In early January, Goldstein and Friedman pushed through a bill creating civil marriage in Belhavia narrowly through the Assembly Domestic and Urban Affairs Committee on a 6-5 vote. Three days later, it was granted a floor vote and passed 33-27, with 10 abstentions. Reacting to the violent outrage and unrest by religious Jews in the major cities that dominated the press, President Rabin vetoed the bill.

Constitutional amendment for a "secular state"

Days later, Goldstein and Friedman proposed a constitutional amendment denying the divinity at the heart of the Constitution and redefining the Belhavian polity as a "secular state, not a religious nation-state". Furious protests erupted immediately inside and outside of the Assembly, balanced out by pro-secular urban rallies in favor. However, moderates, refusing to undo the constitutional reaffirmations and legality in the Provisa Convention a year and half earlier, rebelled and came out against the bill. 17 days after its announcement, the bill died in committee as the secular bloc lacked the votes to get it to the floor.

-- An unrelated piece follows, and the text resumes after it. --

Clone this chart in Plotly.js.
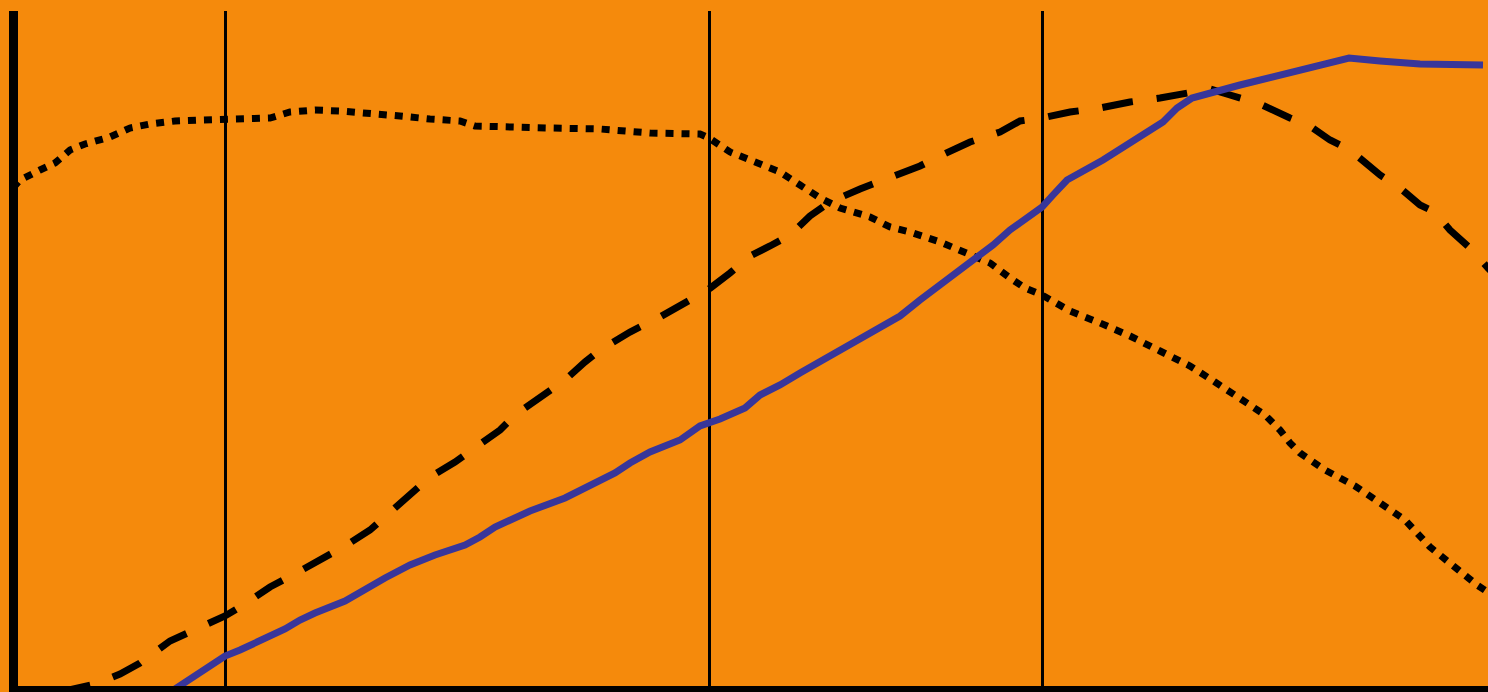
<!DOCTYPE html>
<html>
<head>
<meta charset="utf-8">
<script src="https://cdn.plot.ly/plotly-3.0.1.min.js"></script>
<style>
    html, body { margin: 0; padding: 0; overflow: hidden; background: #F58A0C; }
</style>
</head>
<body>
<div id="plot"></div>
<script>
// dotted series
const dottedX = [-0.7, 0, 2, 3.5, 5, 6.5, 9, 11, 13, 15.5, 18, 20.5, 23, 25, 27, 29.5, 32, 35, 38, 41, 44, 45.5, 48, 53, 58, 60.5, 63, 68, 68.9, 71, 74, 76, 78, 80, 82, 85, 87, 89, 92, 95, 97, 99, 100.5, 102.2, 105, 108, 111, 114, 117, 119.5, 122, 124.5, 126, 127, 128, 130.5, 133.5, 136, 138.5, 141, 143.5, 145.7, 148];
const dottedY = [49.8, 50.6, 51.6, 52.3, 53.6, 54.2, 54.9, 55.8, 56.2, 56.5, 56.6, 56.7, 56.8, 56.8, 57.4, 57.6, 57.5, 57.3, 57.0, 56.7, 56.5, 56.0, 55.9, 55.8, 55.7, 55.5, 55.3, 55.2, 54.8, 53.4, 52.3, 51.4, 50.1, 48.8, 47.8, 46.9, 45.9, 45.4, 44.4, 43.2, 42.3, 40.8, 39.8, 39.1, 37.5, 36.3, 35.0, 33.5, 32.0, 30.4, 28.7, 27.1, 25.6, 24.3, 23.3, 21.6, 20.0, 18.4, 16.6, 13.9, 11.8, 10.1, 8.6];

// dashed series
const dashedX = [4, 7.5, 10, 12, 15, 18, 20.5, 22.5, 25, 28, 30, 32.5, 35, 37, 39, 41, 43.5, 46, 48, 49.5, 52, 54.5, 56.5, 58, 61, 64, 67, 68.9, 71, 73, 75, 77, 79, 81, 84, 87, 90, 92, 95, 98, 100, 102.2, 105, 108, 111, 114, 117, 119, 121, 124, 127, 129, 131, 133, 136, 138, 140, 141.5, 143, 145, 146.8, 148];
const dashedY = [-0.6, 0.2, 1.2, 2.3, 4.5, 5.8, 7.0, 8.2, 9.9, 11.5, 12.6, 14.0, 15.6, 17.4, 19.2, 20.9, 22.4, 24.1, 25.6, 27.1, 28.8, 30.6, 32.4, 33.6, 35.4, 36.9, 38.6, 39.7, 41.3, 43.0, 44.0, 45.1, 47.0, 48.4, 49.7, 50.8, 52.0, 53.0, 54.4, 55.4, 56.5, 56.8, 57.4, 57.8, 58.4, 58.8, 59.4, 59.7, 59.1, 58.2, 56.8, 56.0, 54.6, 53.6, 51.1, 49.8, 48.1, 47.4, 45.6, 43.8, 41.8, 40.6];

// solid blue series
const blueX = [15.5, 18, 20.5, 22, 24, 26.5, 28, 29.5, 32.5, 34, 36.5, 39, 41.5, 44.5, 46, 47.5, 51, 54.5, 57.5, 59.5, 61, 63, 66, 68, 70, 72.5, 74, 76, 78, 81, 84, 86, 88, 90, 92, 94, 95, 97.3, 99, 102.2, 103.3, 104.7, 108.3, 112.7, 114.3, 115.7, 117.2, 122, 127, 130.8, 132.9, 136, 140, 146.3];
const blueY = [-0.3, 1.4, 3.0, 3.6, 4.5, 5.7, 6.6, 7.3, 8.5, 9.4, 10.8, 12.1, 13.1, 14.1, 14.9, 15.9, 17.5, 18.8, 20.3, 21.3, 22.3, 23.4, 24.6, 26.0, 26.7, 27.8, 29.1, 30.1, 31.3, 33.0, 34.7, 35.7, 37.0, 38.6, 40.1, 41.8, 42.4, 44.1, 45.6, 47.9, 49.1, 50.6, 52.6, 55.4, 56.4, 57.8, 58.8, 60.1, 61.4, 62.3, 62.8, 62.5, 62.2, 62.1];

// vertical reference lines
const markerX = [20.5, 68.9, 102.2];

const orange = '#F58A0C';

const trace1 = {
    x: dottedX,
    y: dottedY,
    type: 'scatter',
    mode: 'lines',
    line: { color: '#000000', width: 7, dash: '8px,8px' },
    name: 'dotted'
};
const trace2 = {
    x: dashedX,
    y: dashedY,
    type: 'scatter',
    mode: 'lines',
    line: { color: '#000000', width: 7, dash: '31px,24px' },
    name: 'dashed'
};
const trace3 = {
    x: blueX,
    y: blueY,
    type: 'scatter',
    mode: 'lines',
    line: { color: '#38369A', width: 7 },
    name: 'solid'
};

const layout = {
    width: 1500,
    height: 700,
    margin: { l: 18, r: 0, t: 11, b: 14, pad: 0 },
    paper_bgcolor: orange,
    plot_bgcolor: orange,
    showlegend: false,
    xaxis: {
        range: [-0.2, 148],
        showline: true,
        linecolor: '#000000',
        linewidth: 9,
        showgrid: true,
        gridcolor: '#000000',
        gridwidth: 3,
        tickmode: 'array',
        tickvals: markerX,
        showticklabels: false,
        ticks: '',
        zeroline: false,
        title: { text: '' }
    },
    yaxis: {
        range: [0, 67.5],
        showline: true,
        linecolor: '#000000',
        linewidth: 9,
        showgrid: false,
        showticklabels: false,
        ticks: '',
        zeroline: false,
        title: { text: '' }
    }
};

Plotly.newPlot('plot', [trace1, trace2, trace3], layout, { displayModeBar: false, staticPlot: true });
</script>
</body>
</html>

Second de facto civil marriage push

Undeterred, "Goldstein-Friedman" (as they became known to both supporters and enemies alike) whipped for a new bill at the start of February pushing a bill to create secular civil courts for marriage issues and import secular common law from places such as Arthurista and Belfras to do an end-run around the failure to legalize civil marriage just a month before. This time, both allies and opponents were prepared for a prolonged political battle. After a week of delaying tactics, the bill left committee on a 5-4 vote with two abstentions. The Assembly Majority Leader, a Liberal Democrat unaligned to the secular bloc but opposed to this bill, invoked every parliamentary maneuver to slow the bill down. It was eventually scheduled for mid-March. In the interim, Provisa and the large coastal cities saw enormous protests and counter-protests. Datim (Religious) and Chilonim (Secular) Jews organized political rallies, marched in pickets, and would skirmish physically in the streets. The chief of police in Dakos deployed police officers in Army gear to patrol and separate religious and secular neighborhoods, where spontaneous mobs would erupt and attack areas of their social opponents. On March 3rd, 1947, a chiloni mob attacked a commercial district in Dakos' dati-dominated Old City area, causing thousands in shekels in damage and dozens injured.

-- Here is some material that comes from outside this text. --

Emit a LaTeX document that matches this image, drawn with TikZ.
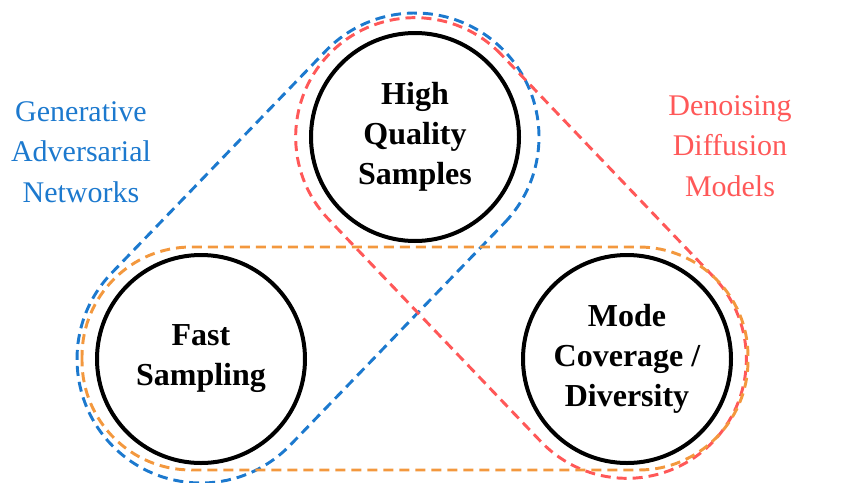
\documentclass[tikz,border=0pt]{standalone}
\usepackage{fontspec}
\setmainfont{Liberation Serif}
\usetikzlibrary{calc}
\definecolor{ganblue}{RGB}{28,121,206}
\definecolor{ddmred}{RGB}{255,88,88}
\definecolor{hullorange}{RGB}{243,152,62}
\begin{document}
\begin{tikzpicture}[x=0.75pt,y=-0.75pt,
  prop/.style={circle,draw=black,line width=3pt,fill=white,minimum size=156pt,inner sep=0pt,align=center,font=\bfseries\fontsize{24}{30}\selectfont},
  hull/.style={line width=2.2pt,dash pattern=on 7.5pt off 4.5pt},
  fam/.style={align=center,font=\fontsize{22.5}{30.5}\selectfont}]
\useasboundingbox (0,0) rectangle (842,482);
\coordinate (Ac) at (415,137);
\coordinate (Bc) at (201,359);
\coordinate (Cc) at (627,359);
% GAN hull (blue)
\draw[hull,ganblue] let \p1=(Ac), \p2=(Bc), \n1={atan2(\y2-\y1,\x2-\x1)} in
  ($(\p1)+(\n1+90:93pt)$) arc[start angle=\n1+90, end angle=\n1+270, radius=93pt]
  -- ($(\p2)+(\n1-90:93pt)$) arc[start angle=\n1-90, end angle=\n1+90, radius=93pt] -- cycle;
% Diffusion hull (red)
\draw[hull,ddmred] let \p1=(Ac), \p2=(Cc), \n1={atan2(\y2-\y1,\x2-\x1)} in
  ($(\p1)+(\n1+90:89.5pt)$) arc[start angle=\n1+90, end angle=\n1+270, radius=89.5pt]
  -- ($(\p2)+(\n1-90:89.5pt)$) arc[start angle=\n1-90, end angle=\n1+90, radius=89.5pt] -- cycle;
% bottom hull (orange)
\draw[hull,hullorange,rounded corners=82pt] (82,247) rectangle (748,470);
% property circles
\node[prop] (A) at (Ac) {High\\Quality\\Samples};
\node[prop] (B) at (Bc) {Fast\\Sampling};
\node[prop] (C) at (Cc) {Mode\\Coverage /\\Diversity};
% labels
\node[fam,text=ganblue] (gan) at (81,152) {Generative\\Adversarial\\Networks};
\node[fam,text=ddmred] (ddm) at (730,146) {Denoising\\Diffusion\\Models};
\end{tikzpicture}
\end{document}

By March 15th, newspapers were warning of a "collapse of social cohesion" and "society falling apart". The stock market began a three-month steady decline, increasing economic anxiety. The bill made it to the floor and was voted upon, passing 36-34. Rabin immediately vetoed it. Buoyed by growing chiloni support for their efforts, Goldstein-Friedman had a second floor vote a day later, after convincing the Majority Leader to join their bloc. It passed again 36-34, and was vetoed.

On March 28th, a dati mob invaded the Liberal Democratic Party's Provisa headquarters and ransacked it, beating up 20 staffers and dispersing before the police arrived. Two days later, after a third floor vote and veto, a protest march in Freeport City by ethnic Rodar-Catholics, who supported the existing confessional marriage system by religious group, was confronted by a counter-protest of chiloni Jews, and after shots were fired, violence erupted. The Governor of Freeport ordered in the Home Guard to restore order.

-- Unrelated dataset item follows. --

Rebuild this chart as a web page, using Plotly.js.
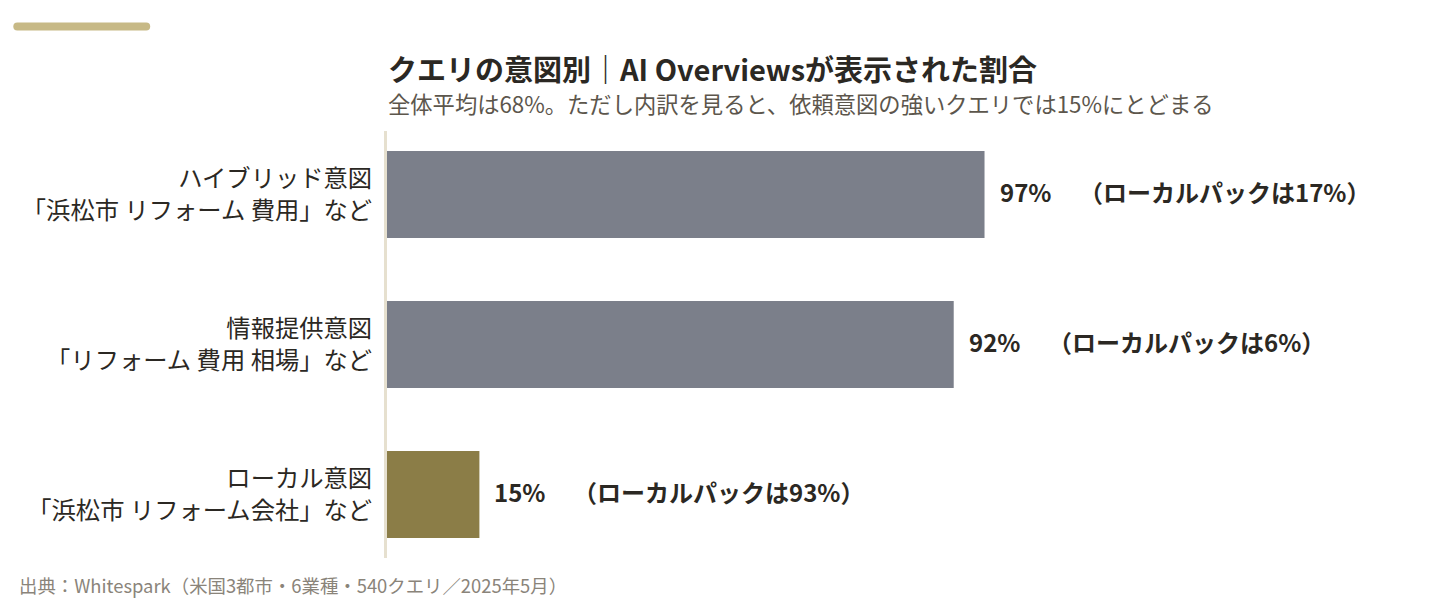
<!DOCTYPE html>
<html>
<head>
<meta charset="utf-8">
<script src="https://cdn.plot.ly/plotly-3.0.1.min.js"></script>
<style>
html,body{margin:0;padding:0;background:#fff;}
#chart{width:1456px;height:602px;}
</style>
</head>
<body>
<div id="chart"></div>
<script>
// Data
var categories = ["hybrid", "info", "local"];
var categoryLabels = [
  "ハイブリッド意図<br>「浜松市 リフォーム 費用」など",
  "情報提供意図<br>「リフォーム 費用 相場」など",
  "ローカル意図<br>「浜松市 リフォーム会社」など"
];
var aioShare = [97, 92, 15];
var localPackShare = [17, 6, 93];
var barColors = ["#7b7f8a", "#7b7f8a", "#8b7d47"];

var titleText = "クエリの意図別｜AI Overviewsが表示された割合";
var subtitleText = "全体平均は68%。ただし内訳を見ると、依頼意図の強いクエリでは15%にとどまる";
var sourceText = "出典：Whitespark（米国3都市・6業種・540クエリ／2025年5月）";

var FONT = '"Noto Sans CJK JP", "Noto Sans", sans-serif';

// Layout geometry (pixels)
var W = 1456, H = 602;
var mL = 387, mR = 452.5, mT = 131, mB = 44;
var pw = W - mL - mR, ph = H - mT - mB;
function px2x(p){ return (p - mL) / pw; }
function py2y(p){ return (H - mB - p) / ph; }

var trace = {
  type: "bar",
  orientation: "h",
  y: categories,
  x: aioShare,
  marker: {color: barColors, line: {width: 0}},
  width: 0.58,
  hoverinfo: "skip",
  showlegend: false
};

var annotations = [];
for (var i = 0; i < categories.length; i++) {
  annotations.push({
    xref: "x", yref: "y",
    x: aioShare[i], y: categories[i],
    xanchor: "left", yanchor: "middle",
    xshift: 13, yshift: 3,
    showarrow: false,
    text: "<b>" + aioShare[i] + "%</b>",
    font: {family: FONT, size: 24, color: "#2b2823"}
  });
  annotations.push({
    xref: "x", yref: "y",
    x: aioShare[i], y: categories[i],
    xanchor: "left", yanchor: "middle",
    xshift: 92, yshift: 3,
    showarrow: false,
    text: "<b>（ローカルパックは" + localPackShare[i] + "%）</b>",
    font: {family: FONT, size: 24, color: "#2b2823"}
  });
}
annotations.push({
  xref: "paper", yref: "paper",
  x: px2x(386), y: py2y(68), xanchor: "left", yanchor: "middle",
  showarrow: false,
  text: "<b>" + titleText + "</b>",
  font: {family: FONT, size: 29, color: "#2b2823"}
});
annotations.push({
  xref: "paper", yref: "paper",
  x: px2x(386), y: py2y(103), xanchor: "left", yanchor: "middle",
  showarrow: false,
  text: subtitleText,
  font: {family: FONT, size: 22.3, color: "#5c564c"}
});
annotations.push({
  xref: "paper", yref: "paper",
  x: px2x(17), y: py2y(585), xanchor: "left", yanchor: "middle",
  showarrow: false,
  text: sourceText,
  font: {family: FONT, size: 18.4, color: "#8a847a"}
});

// decorative rounded bar top-left
var x0 = px2x(13), x1 = px2x(150);
var yt = py2y(22.5), yb = py2y(30.5), ym = (yt + yb) / 2;
var rx = 4 / pw;
var path = "M " + (x0 + rx) + "," + yt + " L " + (x1 - rx) + "," + yt +
  " Q " + x1 + "," + yt + " " + x1 + "," + ym +
  " Q " + x1 + "," + yb + " " + (x1 - rx) + "," + yb +
  " L " + (x0 + rx) + "," + yb +
  " Q " + x0 + "," + yb + " " + x0 + "," + ym +
  " Q " + x0 + "," + yt + " " + (x0 + rx) + "," + yt + " Z";

var layout = {
  width: W, height: H,
  margin: {l: mL, r: mR, t: mT, b: mB, pad: 0},
  paper_bgcolor: "#ffffff",
  plot_bgcolor: "#ffffff",
  font: {family: FONT, color: "#2b2823"},
  xaxis: {
    range: [0, 100],
    visible: false,
    fixedrange: true
  },
  yaxis: {
    type: "category",
    categoryorder: "array",
    categoryarray: categories,
    tickvals: categories,
    ticktext: categoryLabels,
    range: [2.423, -0.423],
    showline: true,
    linecolor: "#e6e0cf",
    linewidth: 3,
    showgrid: false,
    zeroline: false,
    ticks: "",
    ticklabelstandoff: 7,
    tickfont: {family: FONT, size: 24.3, color: "#2b2823"},
    fixedrange: true
  },
  shapes: [{
    type: "path", xref: "paper", yref: "paper",
    path: path,
    fillcolor: "#c7b986",
    line: {width: 0}
  }],
  annotations: annotations,
  bargap: 0.42
};

Plotly.newPlot("chart", [trace], layout, {displayModeBar: false, staticPlot: true});
</script>
</body>
</html>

Bill of Universal Rights proposal

Getting nowhere on the end-run to legalizing civil marriage, the Assembly secular bloc turned towards another constitutional amendment in early April, called benignly "the Bill of Universal Rights", that created a sphere of legal and civil rights "from religion", including in marriage, divorce, food regulation, public transportation on the Sabbath, and other socio-religious concerns.

Hours after its announcement to the press, in an uncharacteristic move, Rabin summoned the national press corps and strongly denounced the proposed amendment, chiding the secular bloc that its actions "were from noble intentions and rational self-choices, yet this bill is unacceptable because this group's actions have led to violence in the streets and a serious threat of social disintegration. We will not let society fall. A new arrangement for our national community is in order."

Negotiations for a compromise

Rabin summoned Goldstein, Friedman, Foxman, and Sefard, and their top allies to the Presidential Palace on April 7th, where he started negotiations. On May 9th, 1947, after a month-long set of talks, walk-outs by the parties, and fresh negotiations, a "communal arrangement" was agreed-to and written for legal effect as the Social and Religious Status Quo Act.

With approval and support polled across socio-religious groups, civil society, and the media at around 80%, the bill passed overwhelmingly 61-0 with 9 abstentions on May 16th.

"Rabin's Compromise"

The Act stipulated policy principles in four main areas that were considered fundamental to traditional, Torah-true Orthodox Judaism:

  • Shabbos (the Jewish Sabbath): The Jewish nation's day of rest would be that of Torahic and Talmudic law, between sunset on Friday and nightfall on Saturday.
  • Kashrus (Jewish dietary laws regarding food, cooking, and eating): Kitchens in the Jewish nation's official institutions would keep kosher as defined by the authorities of Orthodox Judaism, but privately each individual would be free to choose how to observe these rules, if at all, in their homes, offices, etc.
  • Family laws (marriage, etc.): A single judicial system would be preserved for the purpose of marriage and divorce, with these being conducted in rabbinical courts for Jews and by the relevant religious authorities for people of other faiths, as was the case before; there would be no civil marriage.
  • Education: Full autonomy to the different Jewish denominations, while stipulating the minimum standards in fields such as the Hebrew language, Jewish history, science, etc.